**Dataset extract**:
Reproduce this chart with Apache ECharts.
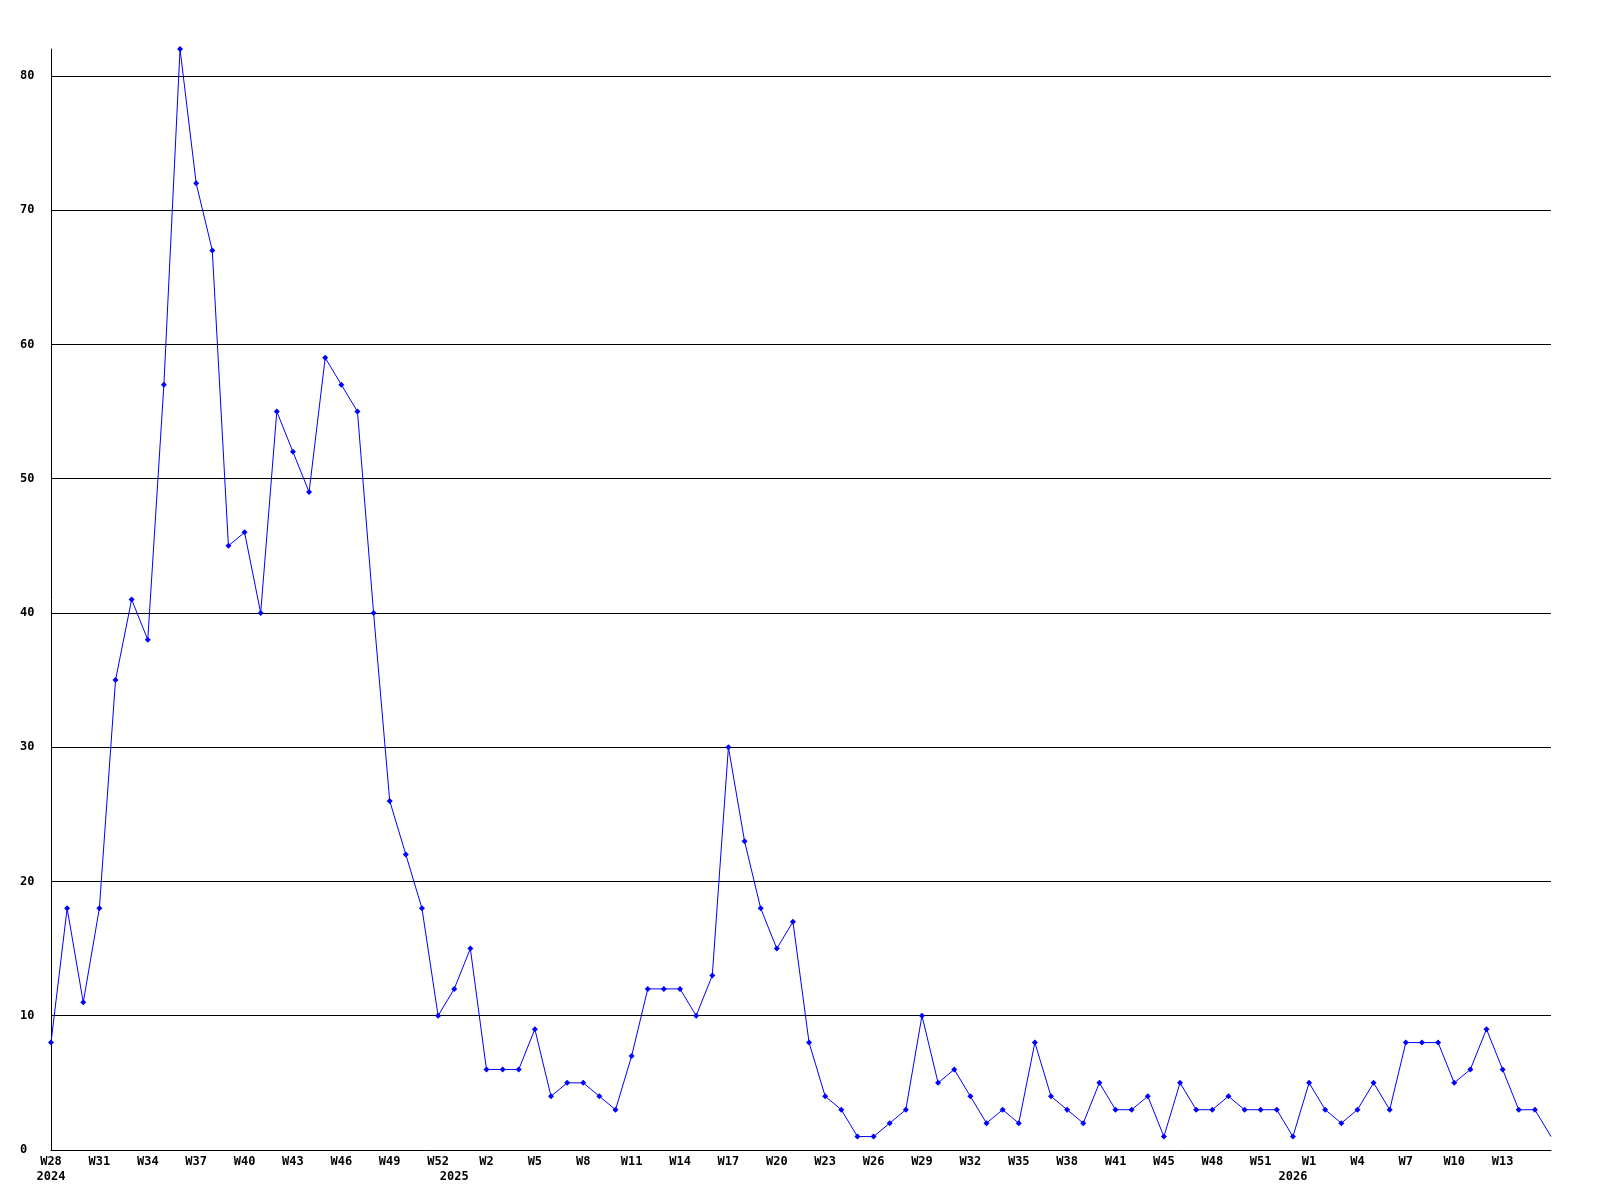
<!DOCTYPE html>
<html>
<head>
<meta charset="utf-8">
<script src="https://cdn.jsdelivr.net/npm/echarts@6/dist/echarts.min.js"></script>
<style>
  html, body { margin: 0; padding: 0; background: #ffffff; }
  #chart { width: 1600px; height: 1200px; }
</style>
</head>
<body>
<div id="chart"></div>
<script>
// Week labels for each data point (weeks with no data are absent)
const weeks = [
  // 2024
  'W28','W29','W30','W31','W32','W33','W34','W35','W36','W37','W38','W39','W40',
  'W41','W42','W43','W44','W45','W46','W47','W48','W49','W50','W51','W52',
  // 2025
  'W0','W1','W2','W3','W4','W5','W6','W7','W8','W9','W10','W11','W12','W13','W14',
  'W15','W16','W17','W18','W19','W20','W21','W22','W23','W24','W25','W26','W27',
  'W28','W29','W30','W31','W32','W33','W34','W35','W36','W37','W38','W39','W40',
  'W41','W42','W43','W45','W46','W47','W48','W49','W50','W51','W52',
  // 2026
  'W0','W1','W2','W3','W4','W5','W6','W7','W8','W9','W10','W11','W12','W13',
  'W14','W15','W16'
];
const yearStarts = [0, 25, 77];
const yearNames = ['2024', '2025', '2026'];
const values = [
  8, 18, 11, 18, 35, 41, 38, 57, 82, 72, 67, 45, 46, 40, 55, 52, 49, 59, 57, 55,
  40, 26, 22, 18, 10, 12, 15, 6, 6, 6, 9, 4, 5, 5, 4, 3, 7, 12, 12, 12,
  10, 13, 30, 23, 18, 15, 17, 8, 4, 3, 1, 1, 2, 3, 10, 5, 6, 4, 2, 3,
  2, 8, 4, 3, 2, 5, 3, 3, 4, 1, 5, 3, 3, 4, 3, 3, 3, 1, 5, 3,
  2, 3, 5, 3, 8, 8, 8, 5, 6, 9, 6, 3, 3, 1
];
const yTicks = { min: 0, max: 82, step: 10 };

const font = 'DejaVu Sans Mono';
const chart = echarts.init(document.getElementById('chart'), null, { renderer: 'canvas' });
const lastIdx = values.length - 1;
chart.setOption({
  animation: false,
  backgroundColor: '#ffffff',
  grid: { left: 51, right: 49, top: 49, bottom: 50, containLabel: false },
  xAxis: {
    type: 'category',
    data: weeks,
    boundaryGap: false,
    axisLine: { show: true, lineStyle: { color: '#000000', width: 1 } },
    axisTick: { show: false },
    splitLine: { show: false },
    axisLabel: {
      interval: function (i) { return (i % 3 === 0 && i !== lastIdx) || yearStarts.indexOf(i) >= 0; },
      formatter: function (val, i) {
        const yi = yearStarts.indexOf(i);
        const w = (i % 3 === 0 && i !== lastIdx) ? val : '';
        return yi >= 0 ? w + '\n' + yearNames[yi] : w;
      },
      color: '#000000',
      fontFamily: font,
      fontWeight: 'bold',
      fontSize: 12,
      lineHeight: 15,
      margin: 4,
      hideOverlap: false
    }
  },
  yAxis: {
    type: 'value',
    min: yTicks.min,
    max: yTicks.max,
    interval: yTicks.step,
    axisLine: { show: true, lineStyle: { color: '#000000', width: 1 } },
    axisTick: { show: false },
    splitLine: { show: true, showMinLine: false, showMaxLine: false, lineStyle: { color: '#000000', width: 1 } },
    axisLabel: {
      showMaxLabel: false,
      align: 'left',
      margin: 31,
      color: '#000000',
      fontFamily: font,
      fontWeight: 'bold',
      fontSize: 12
    }
  },
  series: [{
    type: 'line',
    data: values.map(function (v, i) { return i === lastIdx ? { value: v, symbol: 'none' } : v; }),
    symbol: 'diamond',
    symbolSize: 6,
    showAllSymbol: true,
    lineStyle: { color: '#0000ff', width: 1 },
    itemStyle: { color: '#0000ff' },
    clip: false
  }]
});
</script>
</body>
</html>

**Instructions to follow**:
Repeat the data in full and exactly. Omit pictures.

**Response for this exercise**:
Reproduce this chart with Apache ECharts.
<!DOCTYPE html>
<html>
<head>
<meta charset="utf-8">
<script src="https://cdn.jsdelivr.net/npm/echarts@6/dist/echarts.min.js"></script>
<style>
  html, body { margin: 0; padding: 0; background: #ffffff; }
  #chart { width: 1600px; height: 1200px; }
</style>
</head>
<body>
<div id="chart"></div>
<script>
// Week labels for each data point (weeks with no data are absent)
const weeks = [
  // 2024
  'W28','W29','W30','W31','W32','W33','W34','W35','W36','W37','W38','W39','W40',
  'W41','W42','W43','W44','W45','W46','W47','W48','W49','W50','W51','W52',
  // 2025
  'W0','W1','W2','W3','W4','W5','W6','W7','W8','W9','W10','W11','W12','W13','W14',
  'W15','W16','W17','W18','W19','W20','W21','W22','W23','W24','W25','W26','W27',
  'W28','W29','W30','W31','W32','W33','W34','W35','W36','W37','W38','W39','W40',
  'W41','W42','W43','W45','W46','W47','W48','W49','W50','W51','W52',
  // 2026
  'W0','W1','W2','W3','W4','W5','W6','W7','W8','W9','W10','W11','W12','W13',
  'W14','W15','W16'
];
const yearStarts = [0, 25, 77];
const yearNames = ['2024', '2025', '2026'];
const values = [
  8, 18, 11, 18, 35, 41, 38, 57, 82, 72, 67, 45, 46, 40, 55, 52, 49, 59, 57, 55,
  40, 26, 22, 18, 10, 12, 15, 6, 6, 6, 9, 4, 5, 5, 4, 3, 7, 12, 12, 12,
  10, 13, 30, 23, 18, 15, 17, 8, 4, 3, 1, 1, 2, 3, 10, 5, 6, 4, 2, 3,
  2, 8, 4, 3, 2, 5, 3, 3, 4, 1, 5, 3, 3, 4, 3, 3, 3, 1, 5, 3,
  2, 3, 5, 3, 8, 8, 8, 5, 6, 9, 6, 3, 3, 1
];
const yTicks = { min: 0, max: 82, step: 10 };

const font = 'DejaVu Sans Mono';
const chart = echarts.init(document.getElementById('chart'), null, { renderer: 'canvas' });
const lastIdx = values.length - 1;
chart.setOption({
  animation: false,
  backgroundColor: '#ffffff',
  grid: { left: 51, right: 49, top: 49, bottom: 50, containLabel: false },
  xAxis: {
    type: 'category',
    data: weeks,
    boundaryGap: false,
    axisLine: { show: true, lineStyle: { color: '#000000', width: 1 } },
    axisTick: { show: false },
    splitLine: { show: false },
    axisLabel: {
      interval: function (i) { return (i % 3 === 0 && i !== lastIdx) || yearStarts.indexOf(i) >= 0; },
      formatter: function (val, i) {
        const yi = yearStarts.indexOf(i);
        const w = (i % 3 === 0 && i !== lastIdx) ? val : '';
        return yi >= 0 ? w + '\n' + yearNames[yi] : w;
      },
      color: '#000000',
      fontFamily: font,
      fontWeight: 'bold',
      fontSize: 12,
      lineHeight: 15,
      margin: 4,
      hideOverlap: false
    }
  },
  yAxis: {
    type: 'value',
    min: yTicks.min,
    max: yTicks.max,
    interval: yTicks.step,
    axisLine: { show: true, lineStyle: { color: '#000000', width: 1 } },
    axisTick: { show: false },
    splitLine: { show: true, showMinLine: false, showMaxLine: false, lineStyle: { color: '#000000', width: 1 } },
    axisLabel: {
      showMaxLabel: false,
      align: 'left',
      margin: 31,
      color: '#000000',
      fontFamily: font,
      fontWeight: 'bold',
      fontSize: 12
    }
  },
  series: [{
    type: 'line',
    data: values.map(function (v, i) { return i === lastIdx ? { value: v, symbol: 'none' } : v; }),
    symbol: 'diamond',
    symbolSize: 6,
    showAllSymbol: true,
    lineStyle: { color: '#0000ff', width: 1 },
    itemStyle: { color: '#0000ff' },
    clip: false
  }]
});
</script>
</body>
</html>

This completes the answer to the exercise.